-- Given data --
━━━━━━━━━━

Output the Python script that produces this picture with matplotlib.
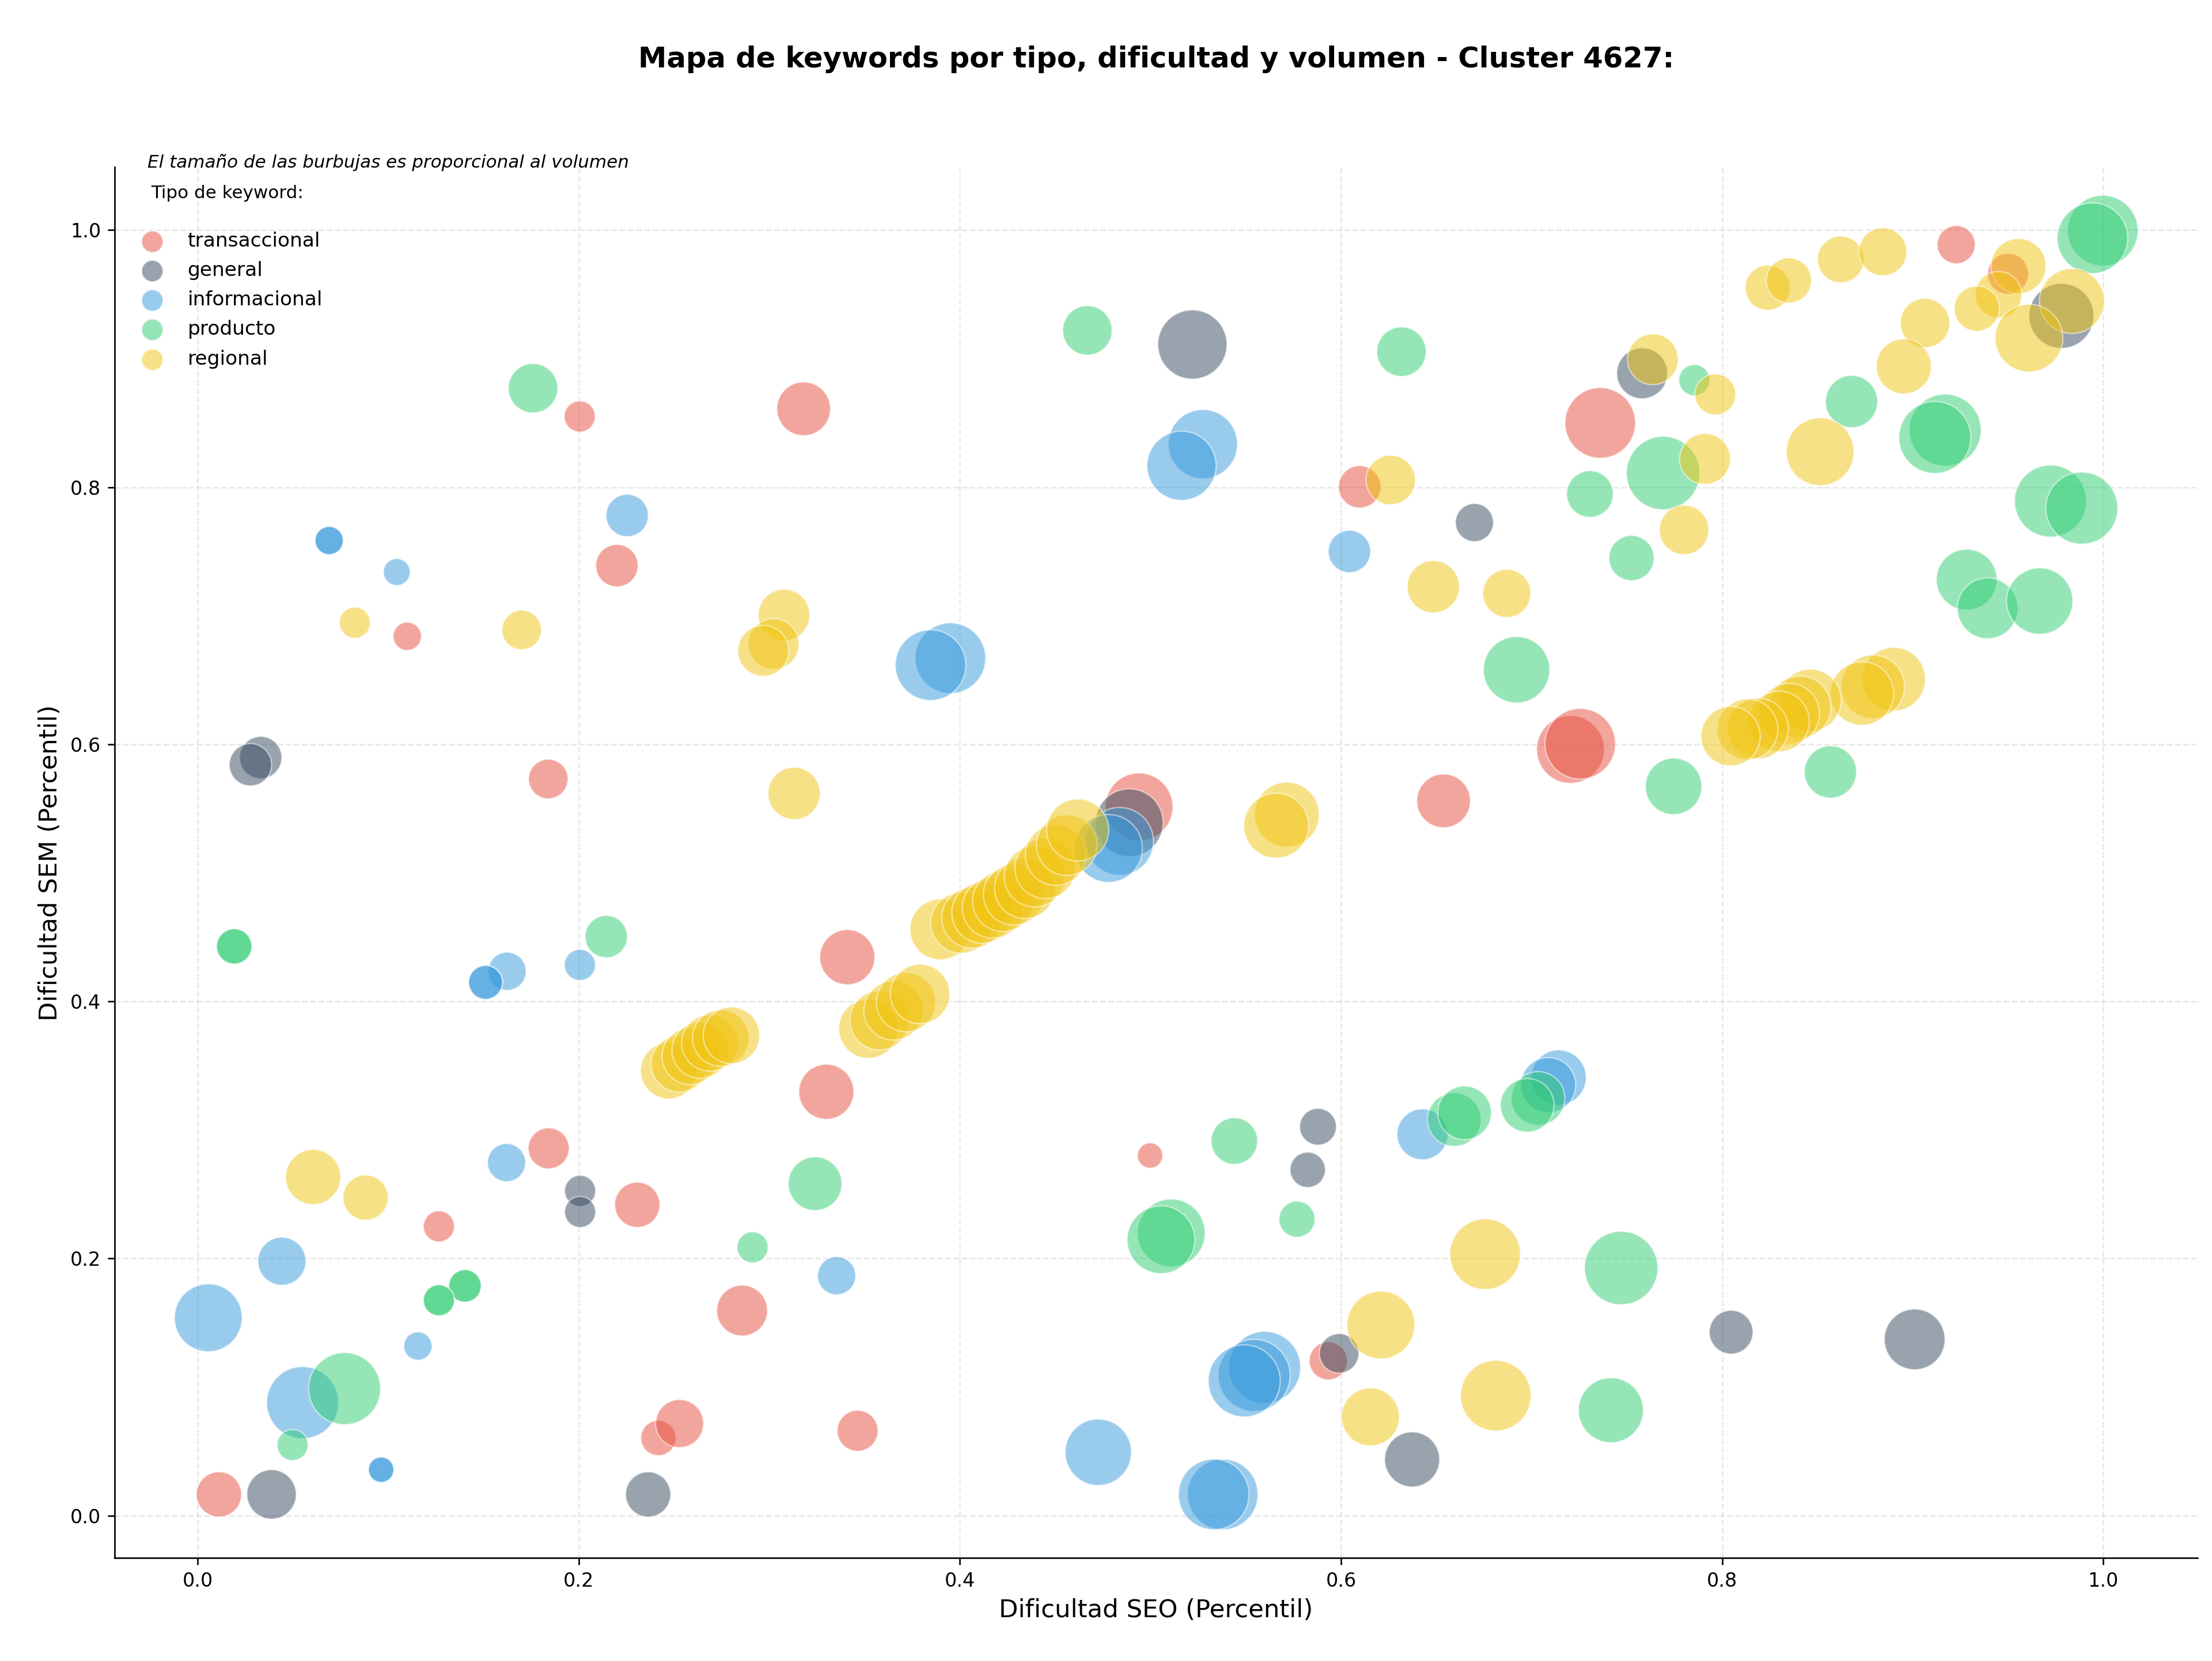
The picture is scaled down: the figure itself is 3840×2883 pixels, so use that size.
import matplotlib
matplotlib.use("Agg")
import matplotlib.pyplot as plt

# ---------------- data ----------------
tipos = ["transaccional", "general", "informacional", "producto", "regional"]
colores = {"transaccional": "#E74C3C", "general": "#34495E", "informacional": "#3498DB",
           "producto": "#2ECC71", "regional": "#F1C40F"}

trans_seo = [0.0112, 0.2005, 0.318, 0.220, 0.110, 0.184, 0.3409, 0.3299, 0.1842, 0.1266,
             0.2307, 0.2857, 0.2418, 0.2529, 0.3463, 0.4998, 0.494, 0.6098, 0.6538, 0.5933,
             0.736, 0.7204, 0.7255, 0.9228, 0.950]
trans_sem = [0.0165, 0.855, 0.861, 0.739, 0.684, 0.573, 0.4344, 0.3297, 0.2857, 0.225,
             0.2418, 0.1595, 0.0604, 0.0716, 0.066, 0.2801, 0.5513, 0.8003, 0.556, 0.1204,
             0.850, 0.596, 0.6004, 0.9887, 0.966]
trans_vol = [1024, 484, 1444, 900, 400, 784, 1521, 1521, 841, 484,
             1024, 1296, 625, 1156, 841, 324, 2304, 900, 1444, 729,
             2500, 2304, 2500, 729, 841]

gen_seo = [0.0331, 0.0277, 0.2007, 0.2007, 0.0388, 0.2364, 0.522, 0.670, 0.4889, 0.5879,
           0.5825, 0.599, 0.6373, 0.758, 0.978, 0.8047, 0.901]
gen_sem = [0.5897, 0.5841, 0.2526, 0.2362, 0.0165, 0.0165, 0.911, 0.7725, 0.539, 0.3025,
           0.269, 0.1262, 0.0437, 0.8886, 0.9333, 0.1427, 0.1371]
gen_vol = [900, 900, 484, 484, 1225, 1024, 2401, 729, 2304, 676,
           625, 784, 1521, 1296, 2116, 961, 1849]

info_seo = [0.069, 0.069, 0.1045, 0.2254, 0.1624, 0.1511, 0.1511, 0.2006, 0.1621, 0.0442,
            0.0056, 0.1156, 0.0551, 0.0963, 0.0963, 0.3353, 0.395, 0.3846, 0.5275, 0.5163,
            0.6044, 0.4838, 0.478, 0.6427, 0.7142, 0.7087, 0.5599, 0.5544, 0.5492, 0.4726,
            0.5379, 0.5332]
info_sem = [0.7585, 0.7585, 0.734, 0.778, 0.4234, 0.4148, 0.4148, 0.4284, 0.2746, 0.1979,
            0.1539, 0.1319, 0.0879, 0.0357, 0.0357, 0.1866, 0.667, 0.6616, 0.8335, 0.8167,
            0.750, 0.5245, 0.519, 0.2966, 0.3408, 0.3349, 0.1153, 0.1091, 0.1048, 0.0493,
            0.0165, 0.0165]
info_vol = [400, 400, 361, 900, 729, 576, 576, 484, 729, 1156,
            2304, 400, 2601, 324, 324, 729, 2500, 2500, 2401, 2401,
            900, 2304, 2304, 1296, 1521, 1521, 2601, 2601, 2601, 2209,
            2500, 2500]

prod_seo = [0.176, 0.4669, 0.6317, 0.0192, 0.0192, 0.2144, 0.2912, 0.1403, 0.1403, 0.1266,
            0.1266, 0.0771, 0.0498, 0.324, 0.544, 0.5769, 0.5109, 0.5055, 0.6594, 0.6648,
            0.7034, 0.6977, 0.747, 0.7416, 0.6921, 0.7306, 0.769, 0.7524, 0.7854, 0.8679,
            0.917, 0.9116, 0.9997, 0.9943, 0.9723, 0.9887, 0.9283, 0.9393, 0.9666, 0.7745,
            0.8568]
prod_sem = [0.877, 0.922, 0.9054, 0.4428, 0.4428, 0.4504, 0.2087, 0.1787, 0.1787, 0.1675,
            0.1675, 0.0988, 0.0549, 0.2582, 0.2914, 0.2306, 0.2199, 0.2146, 0.3081, 0.3133,
            0.3245, 0.3192, 0.1926, 0.082, 0.658, 0.7947, 0.811, 0.7449, 0.8833, 0.8666,
            0.8444, 0.8387, 0.9996, 0.9937, 0.7892, 0.7837, 0.7281, 0.7058, 0.7114, 0.5673,
            0.5785]
prod_vol = [1225, 1225, 1225, 625, 625, 900, 484, 529, 529, 484,
            484, 2601, 484, 1444, 1089, 650, 2304, 2304, 1444, 1444,
            1444, 1444, 2704, 2116, 2209, 1089, 2704, 1024, 484, 1369,
            2601, 2601, 2500, 2500, 2601, 2601, 1849, 1849, 2209, 1600,
            1369]

reg_seo = [0.0825, 0.170, 0.3077, 0.3022, 0.2968, 0.313, 0.0606, 0.0881,
           0.2472, 0.2528, 0.2585, 0.2637, 0.2688, 0.2745, 0.2801,
           0.3520, 0.3578, 0.3652, 0.3717, 0.3791,
           0.3897, 0.4006, 0.4064, 0.4117, 0.4172, 0.4226, 0.4283, 0.4341, 0.4392, 0.4448,
           0.4503, 0.4561, 0.4618,
           0.6484, 0.687, 0.626, 0.5715, 0.566, 0.6756, 0.6209, 0.6154, 0.6812,
           0.7636, 0.7964, 0.791, 0.780, 0.8239, 0.8350, 0.8622, 0.8843, 0.9555, 0.9450,
           0.9336, 0.9835, 0.961, 0.9064, 0.8953, 0.8514,
           0.890, 0.879, 0.8733, 0.8462, 0.8408, 0.8352, 0.8298, 0.8188, 0.8133, 0.8044]
reg_sem = [0.6946, 0.689, 0.7006, 0.678, 0.6727, 0.5618, 0.2634, 0.2474,
           0.3461, 0.3514, 0.3573, 0.3621, 0.3677, 0.3715, 0.3736,
           0.3788, 0.3853, 0.3930, 0.3994, 0.4058,
           0.4560, 0.4611, 0.4650, 0.4689, 0.4728, 0.4779, 0.4830, 0.4881, 0.4971, 0.5036,
           0.5139, 0.5216, 0.5333,
           0.7226, 0.7174, 0.8056, 0.5453, 0.5367, 0.2034, 0.1483, 0.0768, 0.0933,
           0.8995, 0.8722, 0.822, 0.7668, 0.9552, 0.9608, 0.9772, 0.9831, 0.972, 0.9497,
           0.9389, 0.9448, 0.916, 0.9277, 0.894, 0.8276,
           0.6507, 0.6448, 0.6395, 0.6343, 0.629, 0.6238, 0.6178, 0.6123, 0.6116, 0.6063]
reg_vol = [484, 784, 1332, 1296, 1296, 1369, 1521, 1024,
           1600, 1600, 1600, 1600, 1600, 1600, 1600,
           1764, 1764, 1764, 1764, 1764,
           1849, 1849, 1849, 1849, 1849, 1849, 1849, 1849, 1849, 1849,
           1849, 1849, 1936,
           1369, 1156, 1225, 2116, 2116, 2500, 2304, 1681, 2500,
           1296, 841, 1296, 1225, 1024, 1024, 1089, 1156, 1521, 1089,
           1024, 2116, 2304, 1225, 1521, 2304,
           2025, 2025, 2025, 1936, 1936, 1849, 1849, 1849, 1849, 1764]

series = {
    "transaccional": (trans_seo, trans_sem, trans_vol),
    "general": (gen_seo, gen_sem, gen_vol),
    "informacional": (info_seo, info_sem, info_vol),
    "producto": (prod_seo, prod_sem, prod_vol),
    "regional": (reg_seo, reg_sem, reg_vol),
}

titulo = "Mapa de keywords por tipo, dificultad y volumen - Cluster 4627:"
nota = "El tamaño de las burbujas es proporcional al volumen"

# ---------------- plot ----------------
escala = 0.54
fig = plt.figure(figsize=(16, 12.0125), dpi=240)
ax = fig.add_axes([0.0517, 0.0620, 0.9419, 0.8374])

for t in tipos:
    xs, ys, vs = series[t]
    ax.scatter(xs, ys, s=[v * escala for v in vs], c=colores[t], alpha=0.5,
               edgecolors="white", linewidths=0.7, zorder=3)

ax.set_xlim(-0.0437, 1.0496)
ax.set_ylim(-0.033, 1.049)
ax.grid(True, linestyle="--", alpha=0.3, zorder=0)
ax.set_axisbelow(True)
ax.spines["top"].set_visible(False)
ax.spines["right"].set_visible(False)

ax.set_xlabel("Dificultad SEO (Percentil)", fontsize=13)
ax.set_ylabel("Dificultad SEM (Percentil)", fontsize=13)
ax.set_title(titulo, fontsize=14.9, fontweight="bold", pad=52)

ax.text(0.016, 0.997, nota, transform=ax.transAxes, fontsize=9.3, style="italic",
        va="bottom", ha="left")

handles = [ax.scatter([], [], s=125, c=colores[t], alpha=0.5, edgecolors="white",
                      linewidths=0.7) for t in tipos]
ax.legend(handles, tipos, loc="upper left", frameon=False, fontsize=10.3,
          labelspacing=0.53, title="Tipo de keyword:\n", title_fontsize=9.3)

fig.savefig("out.png", dpi=240)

━━━━━━━━━━

-- What is being asked --
Everything from the line that contains "The picture is" to the line that contains "import matplotlib.pyplot as plt" must be transcribed exactly, both end lines included.

-- Result for this exercise --
The picture is scaled down: the figure itself is 3840×2883 pixels, so use that size.
import matplotlib
matplotlib.use("Agg")
import matplotlib.pyplot as plt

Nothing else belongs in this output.